**What needs to be done**
Begin with the first line and repeat exactly through the line containing "width=63pt, minimum height=23pt]"; leave every image out.

**Data**

========

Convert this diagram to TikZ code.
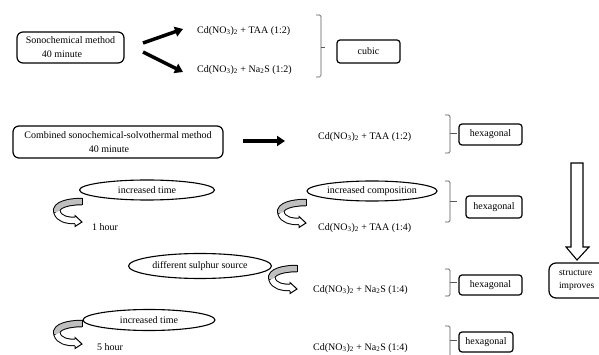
\documentclass[tikz,border=0pt]{standalone}
\usepackage{fontspec}
\setmainfont{Liberation Serif}
\usetikzlibrary{shapes.geometric,arrows.meta}
\newcommand{\CdN}{Cd(NO\textsubscript{3})\textsubscript{2}}
\tikzset{
  curl/.pic={
    \draw[line width=7.5pt] (0,3.5) .. controls (-14,3.5) and (-27,7) .. (-25,14) .. controls (-23,21) and (-15,22.5) .. (-7,22.5);
    \draw[line width=5.5pt, black!25] (0,3.5) .. controls (-14,3.5) and (-27,7) .. (-25,14);
    \draw[line width=5.5pt, white] (-25,14) .. controls (-23,21) and (-15,22.5) .. (-7,22.5);
    \draw[line width=1pt] (0,-0.25) -- (0,7.25);
    \fill[white] (-7,17.5) -- (0,24) -- (-7,28.5) -- cycle;
    \draw[line width=1pt, line join=miter] (-7,19.2) -- (-7,17.5) -- (0,24) -- (-7,28.5) -- (-7,25.8);
  }
}
\begin{document}
\begin{tikzpicture}[x=1pt,y=-1pt,
  every node/.style={font=\fontsize{10}{14}\selectfont},
  bigbox/.style={draw, rounded corners=6pt, line width=1.2pt, inner sep=0pt, align=center},
  smallbox/.style={draw, rounded corners=3pt, line width=1.2pt, inner sep=0pt},
  oval/.style={draw, ellipse, line width=1.1pt, inner sep=0pt},
  chem/.style={inner sep=0pt, anchor=west},
  brk/.style={draw=black!65, line width=0.7pt, rounded corners=1.5pt},
  bigarrow/.style={line width=3.5pt, -{Triangle[length=8pt,width=10pt]}},
]
\useasboundingbox (0,0) rectangle (599,355);
\clip (0,0) rectangle (599,355);
\fill[white] (0,0) rectangle (599,355);

% top row
\node[bigbox, minimum width=107pt, minimum height=31pt] (sono) at (70.5,47.5)
  {Sonochemical method\\\hspace*{-17pt}40 minute};
\node[chem] (t1) at (197,31) {\CdN{} + TAA (1:2)};
\node[chem] (t2) at (197,70) {\CdN{} + Na\textsubscript{2}S (1:2)};
\coordinate (a1s) at (143,43);
\coordinate (a1e) at (183,29);
\coordinate (a2s) at (143,52);
\coordinate (a2e) at (183,72);
\draw[bigarrow] (a1s) -- (a1e);
\draw[bigarrow] (a2s) -- (a2e);
\draw[brk] (316,15) -- (321,15) -- (321,77) -- (316,77);
\draw[brk] (321,47) -- (325,47);
\node[smallbox, minimum width=63pt, minimum height=23pt] (cubic) at (368.5,51.5) {cubic};

% combined row
\node[bigbox, minimum width=210pt, minimum height=32pt] (combo) at (118,142)
  {Combined sonochemical-solvothermal method\\\hspace*{-18pt}40 minute};
\coordinate (a3s) at (243,141);
\coordinate (a3e) at (285,141);
\draw[bigarrow] (a3s) -- (a3e);
\node[chem] (t3) at (318,137) {\CdN{} + TAA (1:2)};
\draw[brk] (445,115) -- (450,115) -- (450,153) -- (445,153);
\draw[brk] (450,133) -- (457,133);
\node[smallbox, minimum width=63pt, minimum height=21pt] (hex1) at (490.5,134.5) {hexagonal};

% increased time / composition
\node[oval, minimum width=135pt, minimum height=20pt] (e1) at (147,190) {increased time};
\pic (c1) at (82,198) {curl};
\node[chem] (h1) at (92,227) {1 hour};
\node[oval, minimum width=130pt, minimum height=20pt] (e2) at (372,191) {increased composition};
\pic (c2) at (306,199) {curl};
\node[chem] (t4) at (318,228) {\CdN{} + TAA (1:4)};
\draw[brk] (445,181) -- (450,181) -- (450,222) -- (445,222);
\draw[brk] (450,201) -- (457,201);
\node[smallbox, minimum width=56pt, minimum height=22pt] (hex2) at (494,207) {hexagonal};

% different sulphur source
\node[oval, minimum width=143pt, minimum height=25pt] (e3) at (200,266) {different sulphur source};
\pic (c3) at (297,265) {curl};
\node[chem] (t5) at (313,290) {\CdN{} + Na\textsubscript{2}S (1:4)};
\draw[brk] (445,269) -- (450,269) -- (450,296) -- (445,296);
\draw[brk] (450,282) -- (457,282);
\node[smallbox, minimum width=63pt, minimum height=20pt] (hex3) at (490.5,285) {hexagonal};

% increased time 5 hour
\node[oval, minimum width=132pt, minimum height=21pt] (e4) at (149,320) {increased time};
\pic (c4) at (82,320) {curl};
\node[chem] (h5) at (97,347) {5 hour};
\node[chem] (t6) at (313,348) {\CdN{} + Na\textsubscript{2}S (1:4)};
\draw[brk] (445,326) -- (450,326) -- (450,370);
\draw[brk] (450,340) -- (457,340);
\node[smallbox, minimum width=54pt, minimum height=20pt] (hex4) at (486,342) {hexagonal};

% structure improves
\node[bigbox, rounded corners=7pt, minimum width=72pt, minimum height=35pt,
      align=left, text width=52pt, font=\fontsize{9.5}{13.5}\selectfont] (struct) at (585,280.5)
  {structure\\improves};
\draw[line width=1.1pt, fill=white, line join=miter]
  (571,163) -- (583,163) -- (583,247) -- (589,247) -- (577,260) -- (566,247) -- (571,247) -- cycle;
\end{tikzpicture}
\end{document}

========

**Reply**
Convert this diagram to TikZ code.
\documentclass[tikz,border=0pt]{standalone}
\usepackage{fontspec}
\setmainfont{Liberation Serif}
\usetikzlibrary{shapes.geometric,arrows.meta}
\newcommand{\CdN}{Cd(NO\textsubscript{3})\textsubscript{2}}
\tikzset{
  curl/.pic={
    \draw[line width=7.5pt] (0,3.5) .. controls (-14,3.5) and (-27,7) .. (-25,14) .. controls (-23,21) and (-15,22.5) .. (-7,22.5);
    \draw[line width=5.5pt, black!25] (0,3.5) .. controls (-14,3.5) and (-27,7) .. (-25,14);
    \draw[line width=5.5pt, white] (-25,14) .. controls (-23,21) and (-15,22.5) .. (-7,22.5);
    \draw[line width=1pt] (0,-0.25) -- (0,7.25);
    \fill[white] (-7,17.5) -- (0,24) -- (-7,28.5) -- cycle;
    \draw[line width=1pt, line join=miter] (-7,19.2) -- (-7,17.5) -- (0,24) -- (-7,28.5) -- (-7,25.8);
  }
}
\begin{document}
\begin{tikzpicture}[x=1pt,y=-1pt,
  every node/.style={font=\fontsize{10}{14}\selectfont},
  bigbox/.style={draw, rounded corners=6pt, line width=1.2pt, inner sep=0pt, align=center},
  smallbox/.style={draw, rounded corners=3pt, line width=1.2pt, inner sep=0pt},
  oval/.style={draw, ellipse, line width=1.1pt, inner sep=0pt},
  chem/.style={inner sep=0pt, anchor=west},
  brk/.style={draw=black!65, line width=0.7pt, rounded corners=1.5pt},
  bigarrow/.style={line width=3.5pt, -{Triangle[length=8pt,width=10pt]}},
]
\useasboundingbox (0,0) rectangle (599,355);
\clip (0,0) rectangle (599,355);
\fill[white] (0,0) rectangle (599,355);

% top row
\node[bigbox, minimum width=107pt, minimum height=31pt] (sono) at (70.5,47.5)
  {Sonochemical method\\\hspace*{-17pt}40 minute};
\node[chem] (t1) at (197,31) {\CdN{} + TAA (1:2)};
\node[chem] (t2) at (197,70) {\CdN{} + Na\textsubscript{2}S (1:2)};
\coordinate (a1s) at (143,43);
\coordinate (a1e) at (183,29);
\coordinate (a2s) at (143,52);
\coordinate (a2e) at (183,72);
\draw[bigarrow] (a1s) -- (a1e);
\draw[bigarrow] (a2s) -- (a2e);
\draw[brk] (316,15) -- (321,15) -- (321,77) -- (316,77);
\draw[brk] (321,47) -- (325,47);
\node[smallbox, minimum width=63pt, minimum height=23pt] (cubic) at (368.5,51.5) {cubic};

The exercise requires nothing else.